1. 1.968 million projected loss for this year.
2. 1.452 million of non-cash revenue due to a write-off of a 2006 liability.
3. 2.1 million reduction in reimbursement as a result of AB97.
A total of 5.52 million dollars has to be made up just to break even in the next fiscal year. In addition, there are considerable capitalized costs which will impact cash flow even though they do not affect the income statement. In 2010/11, those costs totaled over 1 million dollars above and beyond depreciation expense (that > 1 million is the net cash flow impact). The question of capital vs. expense is often dictated, but sometimes it is a judgement call and the current management of Alameda Hospital has every incentive to skew their judgement towards capital vs. expense. (For example, I would have argued that some of the seismic work should have been expensed as soon as it became obvious that any construction would be delayed indefinitely. Also, the PACS and EMR implementations were heavily capitalized. This is not to say that management has done anything wrong; it reflects a difference of opinion of how the Hospital finances should best be presented to show their true nature.)
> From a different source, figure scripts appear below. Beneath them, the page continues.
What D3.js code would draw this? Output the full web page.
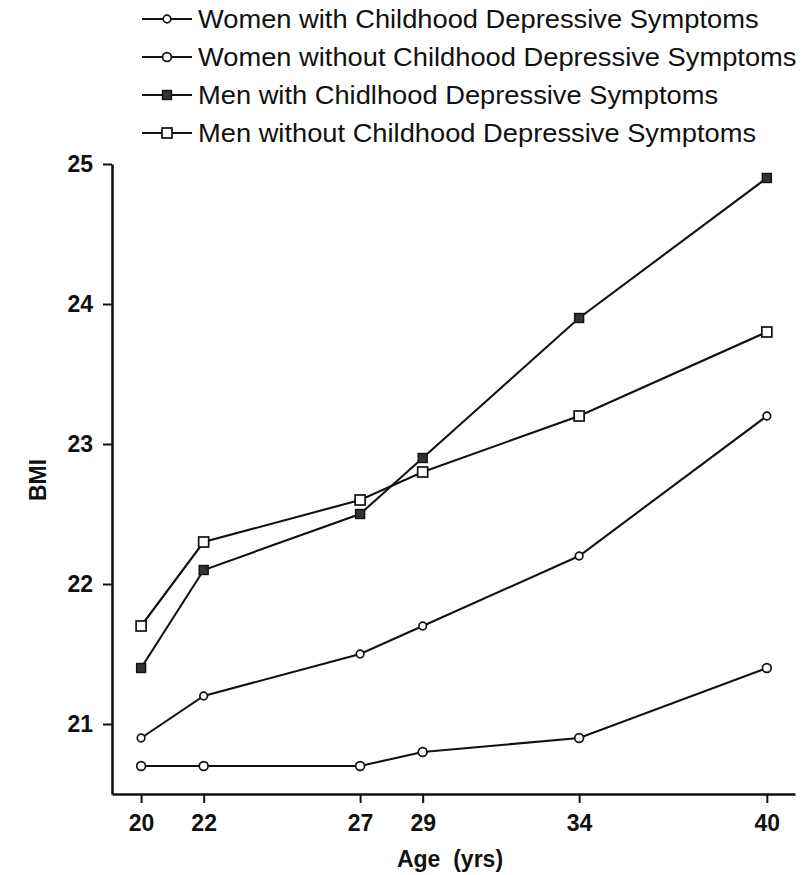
<!DOCTYPE html>
<html>
<head>
<meta charset="utf-8">
<script src="https://cdn.jsdelivr.net/npm/d3@7"></script>
<style>
  html, body { margin: 0; padding: 0; background: #fff; }
  svg { display: block; }
  text { font-family: "Liberation Sans", Arial, sans-serif; fill: #111; }
</style>
</head>
<body>
<svg id="chart" width="812" height="875"></svg>
<script>
// ---- data ----
const ages = [20, 22, 27, 29, 34, 40];
const womenWith    = [20.9, 21.2, 21.5, 21.7, 22.2, 23.2];
const womenWithout = [20.7, 20.7, 20.7, 20.8, 20.9, 21.4];
const menWith      = [21.4, 22.1, 22.5, 22.9, 23.9, 24.9];
const menWithout   = [21.7, 22.3, 22.6, 22.8, 23.2, 23.8];
const seriesNames = [
  "Women with Childhood Depressive Symptoms",
  "Women without Childhood Depressive Symptoms",
  "Men with Chidlhood Depressive Symptoms",
  "Men without Childhood Depressive Symptoms"
];
const yTicks = [21, 22, 23, 24, 25];
const xTicks = ages;
const xTitle = "Age  (yrs)";
const yTitle = "BMI";

const series = [
  { name: seriesNames[0], values: womenWith,    marker: "circleSmall" },
  { name: seriesNames[1], values: womenWithout, marker: "circle" },
  { name: seriesNames[2], values: menWith,      marker: "squareFilled" },
  { name: seriesNames[3], values: menWithout,   marker: "square" }
];

// ---- layout ----
const svg = d3.select("#chart");
const x = d3.scaleLinear().domain([19.07, 40.9]).range([112, 795]);
const y = d3.scaleLinear().domain([20.5, 25]).range([794, 164]);

function drawMarker(g, type, cx, cy) {
  if (type === "circleSmall") {
    g.append("circle").attr("cx", cx).attr("cy", cy).attr("r", 3.8)
      .attr("fill", "#fff").attr("stroke", "#111").attr("stroke-width", 1.7);
  } else if (type === "circle") {
    g.append("circle").attr("cx", cx).attr("cy", cy).attr("r", 4.4)
      .attr("fill", "#fff").attr("stroke", "#111").attr("stroke-width", 1.7);
  } else if (type === "squareFilled") {
    g.append("rect").attr("x", cx - 4.5).attr("y", cy - 4.5).attr("width", 9).attr("height", 9)
      .attr("fill", "#333").attr("stroke", "#111").attr("stroke-width", 1.4);
  } else if (type === "square") {
    g.append("rect").attr("x", cx - 5).attr("y", cy - 5).attr("width", 10).attr("height", 10)
      .attr("fill", "#fff").attr("stroke", "#111").attr("stroke-width", 1.7);
  }
}

// ---- axes ----
const yAxis = d3.axisLeft(y).tickValues(yTicks).tickFormat(d3.format("d"))
  .tickSize(9).tickSizeOuter(0).tickPadding(10);
const gy = svg.append("g").attr("transform", "translate(112,0)").call(yAxis);
gy.select(".domain").attr("stroke", "#111").attr("stroke-width", 2.6);
gy.selectAll(".tick line").attr("stroke", "#111").attr("stroke-width", 2);
gy.selectAll(".tick text").attr("font-size", 23).attr("font-weight", "bold")
  .attr("font-family", "'Liberation Sans', Arial, sans-serif").attr("fill", "#111");

const xAxis = d3.axisBottom(x).tickValues(xTicks).tickFormat(d3.format("d"))
  .tickSize(9).tickSizeOuter(0).tickPadding(12);
const gx = svg.append("g").attr("transform", "translate(0,794)").call(xAxis);
gx.select(".domain").attr("stroke", "#111").attr("stroke-width", 2.6);
gx.selectAll(".tick line").attr("stroke", "#111").attr("stroke-width", 2);
gx.selectAll(".tick text").attr("font-size", 23).attr("font-weight", "bold")
  .attr("font-family", "'Liberation Sans', Arial, sans-serif").attr("fill", "#111");

// axis titles
svg.append("text").attr("x", 450).attr("y", 867).attr("text-anchor", "middle")
  .attr("font-size", 23).attr("font-weight", "bold").style("white-space", "pre")
  .text(xTitle);
svg.append("text").attr("transform", "translate(46,480) rotate(-90)")
  .attr("text-anchor", "middle").attr("font-size", 23).attr("font-weight", "bold")
  .text(yTitle);

// ---- lines ----
const line = d3.line().x((d, i) => x(ages[i])).y(d => y(d));
const plot = svg.append("g");
series.forEach(s => {
  plot.append("path").datum(s.values).attr("d", line)
    .attr("fill", "none").attr("stroke", "#111").attr("stroke-width", 2.1);
});
series.forEach(s => {
  const mg = plot.append("g");
  s.values.forEach((v, i) => drawMarker(mg, s.marker, x(ages[i]), y(v)));
});

// ---- legend ----
const legend = svg.append("g");
series.forEach((s, i) => {
  const cy = 19 + i * 38;
  const row = legend.append("g");
  row.append("line").attr("x1", 142).attr("x2", 192).attr("y1", cy).attr("y2", cy)
    .attr("stroke", "#111").attr("stroke-width", 1.8);
  drawMarker(row, s.marker, 167, cy);
  row.append("text").attr("x", 198).attr("y", cy + 9)
    .attr("font-size", 25).attr("class", "legtext").text(s.name);
});
// horizontal stretch of legend text to match the reference's proportions
const t2 = legend.selectAll(".legtext").nodes()[1];
const w2 = t2.getComputedTextLength();
const k = 599 / w2;
legend.selectAll(".legtext").attr("transform", `translate(198,0) scale(${k},1) translate(-198,0)`);
</script>
</body>
</html>
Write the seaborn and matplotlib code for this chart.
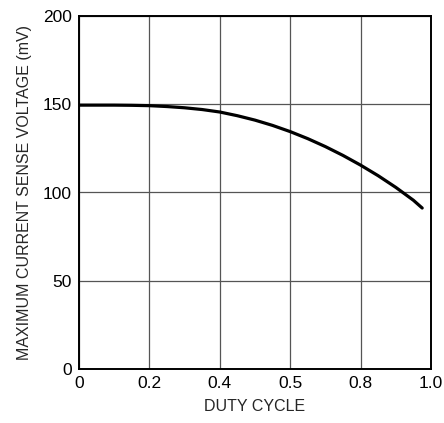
import matplotlib
matplotlib.use("Agg")
import matplotlib.pyplot as plt
import seaborn as sns
import pandas as pd

duty = [0, 0.05, 0.1, 0.15, 0.2, 0.25, 0.3, 0.35, 0.4, 0.45, 0.5,
        0.55, 0.6, 0.65, 0.7, 0.75, 0.8, 0.85, 0.9, 0.95, 0.975]
voltage = [149.5, 149.5, 149.5, 149.4, 149.2, 148.7, 148.0, 147.0, 145.6, 143.5, 141.0,
           138.0, 134.5, 130.5, 126.0, 121.0, 115.5, 109.5, 102.9, 95.6, 91.2]
x_ticks = [0, 0.2, 0.4, 0.6, 0.8, 1.0]
x_labels = ["0", "0.2", "0.4", "0.5", "0.8", "1.0"]
y_ticks = [0, 50, 100, 150, 200]
y_labels = ["0", "50", "100", "150", "200"]

sns.set_style("white")
plt.rcParams['font.family'] = ['Liberation Sans', 'DejaVu Sans']

df = pd.DataFrame({"duty": duty, "voltage": voltage})
fig = plt.figure(figsize=(4.44, 4.23), dpi=100)
ax = fig.add_axes([79/444, 54/423, 352/444, 353/423])
sns.lineplot(data=df, x="duty", y="voltage", ax=ax, color="black", linewidth=2.3)
ax.set_xlim(0, 1)
ax.set_ylim(0, 200)
ax.set_xticks(x_ticks)
ax.set_xticklabels(x_labels)
ax.set_yticks(y_ticks)
ax.set_yticklabels(y_labels)
ax.grid(True, color="#555555", linewidth=0.9)
ax.set_axisbelow(True)
for s in ax.spines.values():
    s.set_color("black")
    s.set_linewidth(1.4)
ax.tick_params(length=0, labelsize=12.5, pad=5, colors="black")
ax.set_xlabel("DUTY CYCLE", fontsize=11.5, labelpad=6)
ax.set_ylabel("MAXIMUM CURRENT SENSE VOLTAGE (mV)", fontsize=11.5, labelpad=8)
fig.savefig("out.png", dpi=100)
With this kind of unhealthy financial circumstance, the Hospital wants to engage in 2 major projects going forward based on projections which are likely, given the incentives, to be optimistic. The first is the wound care center requiring 900k of capital of which 3/4 will be borrowed from the Bank of Alameda under terms which the Hospital appears not to be able to meet. The second is acquisition of additional SNF beds based on a reimbursement structure that I don’t believe can survive intact given the nature of both the California and federal budgets.
For 2010/2011, the previous Board (which consisted of a majority of its present members – Deutsch, Battani, and McCormick – approved a budget that projected a 540k profit for this fiscal year. That was projected without the benefit of the 2006 liability write-off. If we back out surprises from that projection (1.4 million shorted in IGT funds, benefit and cost from retroactive change in some rates, and the liability write-off) then the 2010/2011 projected results true up to a 1.5 million dollar loss or about a 2 million dollar miss. This is in addition to money spent on seismic retrofit work that had no immediate benefit, but was capitalized nonetheless. There may be some contentiousness at Monday night’s meeting, but based on the numbers I have identified in this post, I will be sticking to my guns that the Hospital needs to present a better plan than they have to date.